If you see errors, determine what speed/duplex is being used with mii-tool or mii-diag. Listing 3 shows how to check your network settings.

Listing 3. Verifying network settings

# mii-tool
eth1: negotiated 100baseTx-FD, link ok
# mii-diag eth1
Basic registers of MII PHY #24:  3000 782d 0040 6177 05e1 41e1 0003 0000.
The autonegotiated capability is 01e0.
The autonegotiated media type is 100baseTx-FD.
Basic mode control register 0x3000: Auto-negotiation enabled.
You have link beat, and everything is working OK.
Your link partner advertised 41e1: 100baseTx-FD 100baseTx 10baseT-FD 10baseT.
End of basic transceiver information.

Listing 3 starts with the mii-tool command to give a short summary of the active interfaces. The results show that the interface has negotiated at 100/Full. mii-diag shows more detailed information and might be more suitable for sending to your network team if you have to escalate the issue.
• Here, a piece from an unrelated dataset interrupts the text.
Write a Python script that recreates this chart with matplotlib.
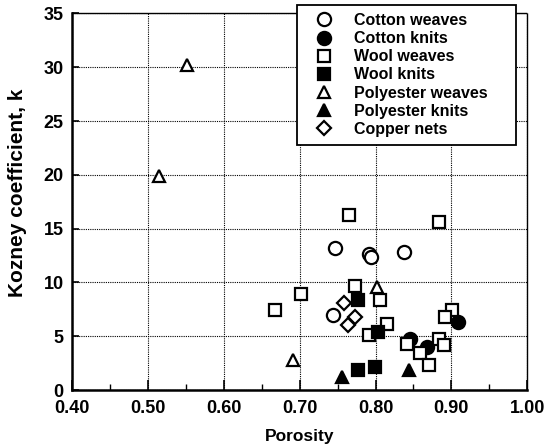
import numpy as np
import matplotlib
matplotlib.use("Agg")
import matplotlib.pyplot as plt
from matplotlib.ticker import MultipleLocator

plt.rcParams['font.family'] = ['Liberation Sans', 'DejaVu Sans']
plt.rcParams['font.weight'] = 'bold'

# ---- data ----
cotton_weaves_x = [0.747, 0.792, 0.794, 0.838, 0.744]
cotton_weaves_y = [13.2, 12.6, 12.4, 12.8, 7.0]

cotton_knits_x = [0.909, 0.846, 0.868]
cotton_knits_y = [6.3, 4.7, 4.0]

wool_weaves_x = [0.765, 0.884, 0.773, 0.702, 0.806, 0.901, 0.891, 0.815,
                 0.792, 0.841, 0.883, 0.890, 0.859, 0.871, 0.667]
wool_weaves_y = [16.3, 15.6, 9.7, 8.9, 8.4, 7.4, 6.8, 6.1,
                 5.1, 4.3, 4.7, 4.2, 3.4, 2.3, 7.4]

wool_knits_x = [0.777, 0.803, 0.777, 0.799]
wool_knits_y = [8.4, 5.4, 1.9, 2.1]

poly_weaves_x = [0.551, 0.514, 0.802, 0.691]
poly_weaves_y = [30.2, 19.9, 9.6, 2.8]

poly_knits_x = [0.756, 0.844]
poly_knits_y = [1.2, 1.9]

copper_x = [0.758, 0.773, 0.764]
copper_y = [8.1, 6.8, 6.0]

x_ticks = [0.40, 0.50, 0.60, 0.70, 0.80, 0.90, 1.00]
x_tick_labels = ["0.40", "0.50", "0.60", "0.70", "0.80", "0.90", "1.00"]
y_ticks = [0, 5, 10, 15, 20, 25, 30, 35]

series = [
    ("Cotton weaves", cotton_weaves_x, cotton_weaves_y, "o", "white"),
    ("Cotton knits", cotton_knits_x, cotton_knits_y, "o", "black"),
    ("Wool weaves", wool_weaves_x, wool_weaves_y, "s", "white"),
    ("Wool knits", wool_knits_x, wool_knits_y, "s", "black"),
    ("Polyester weaves", poly_weaves_x, poly_weaves_y, "^", "white"),
    ("Polyester knits", poly_knits_x, poly_knits_y, "^", "black"),
    ("Copper nets", copper_x, copper_y, "D", "white"),
]

fig = plt.figure(figsize=(5.55, 4.47), dpi=100)
ax = fig.add_axes([0.130, 0.1275, 0.820, 0.8425])

sizes = {"o": 9.5, "s": 9, "^": 9, "D": 7.5}
for label, xs, ys, m, fc in series:
    ax.plot(xs, ys, linestyle="none", marker=m, markersize=sizes[m],
            markerfacecolor=fc, markeredgecolor="black", markeredgewidth=1.6,
            label=label, zorder=3)

ax.set_xticks(x_ticks)
ax.set_xticklabels(x_tick_labels)
ax.set_yticks(y_ticks)
ax.xaxis.set_minor_locator(MultipleLocator(0.05))
ax.set_xlim(0.40, 1.00)
ax.set_ylim(0, 35)

ax.grid(True, which="major", color="black", linestyle=(0, (1, 1)), linewidth=0.8)
ax.set_axisbelow(True)

ax.tick_params(which="major", direction="in", length=7, width=1.2,
               labelsize=13, pad=5)
ax.tick_params(which="minor", direction="in", length=4, width=1.0)
ax.tick_params(axis="x", which="major", pad=7)
ax.tick_params(axis="y", which="major", length=5, pad=6)
for lab in ax.get_xticklabels() + ax.get_yticklabels():
    lab.set_fontweight("bold")

ax.spines["left"].set_linewidth(1.8)
ax.spines["bottom"].set_linewidth(1.8)
for s in ("top", "right"):
    ax.spines[s].set_linewidth(1.0)
    ax.spines[s].set_linestyle((0, (1, 1)))

ax.set_xlabel("Porosity", fontsize=12.5, fontweight="bold")
ax.set_ylabel("Kozney coefficient, k", fontsize=15, fontweight="bold")
ax.xaxis.set_label_coords(0.5, -0.103)
ax.yaxis.set_label_coords(-0.099, 0.524)

leg = fig.legend(loc="upper left", bbox_to_anchor=(0.535, 0.75, 0.395, 0.239),
                 mode="expand", fontsize=11.5, frameon=True, fancybox=False,
                 edgecolor="black", framealpha=1, borderpad=0.5,
                 labelspacing=0.2, handletextpad=0.7, handlelength=2.4,
                 borderaxespad=0, markerscale=1.0)
leg.get_frame().set_linewidth(1.3)
for t in leg.get_texts():
    t.set_fontweight("bold")

fig.savefig("out.png", dpi=100)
The mii-tool command can be used to fix the speed and duplex, though in practice it's better to have the link auto-negotiated.

Maintaining TDB files

If something is wrong with these databases, your server will have to perform more work, such as unnecessary disk seeks, or fail to cache information from remote services. Fortunately, you can check the TDB files for corruption and fix them if there's a problem. You can delete the temporary TDB files after shutting down Samba, and they'll be re-created on startup. For others, be sure to perform a backup, and then verify the files with tdbbackup -v.

Look at the client

Sometimes, the client may be the cause of slow performance. The client might have duplex problems, it might have malware, or some other problem may be occurring. Using a consistent client for your testing can help you eliminate the server as a potential source of slowness.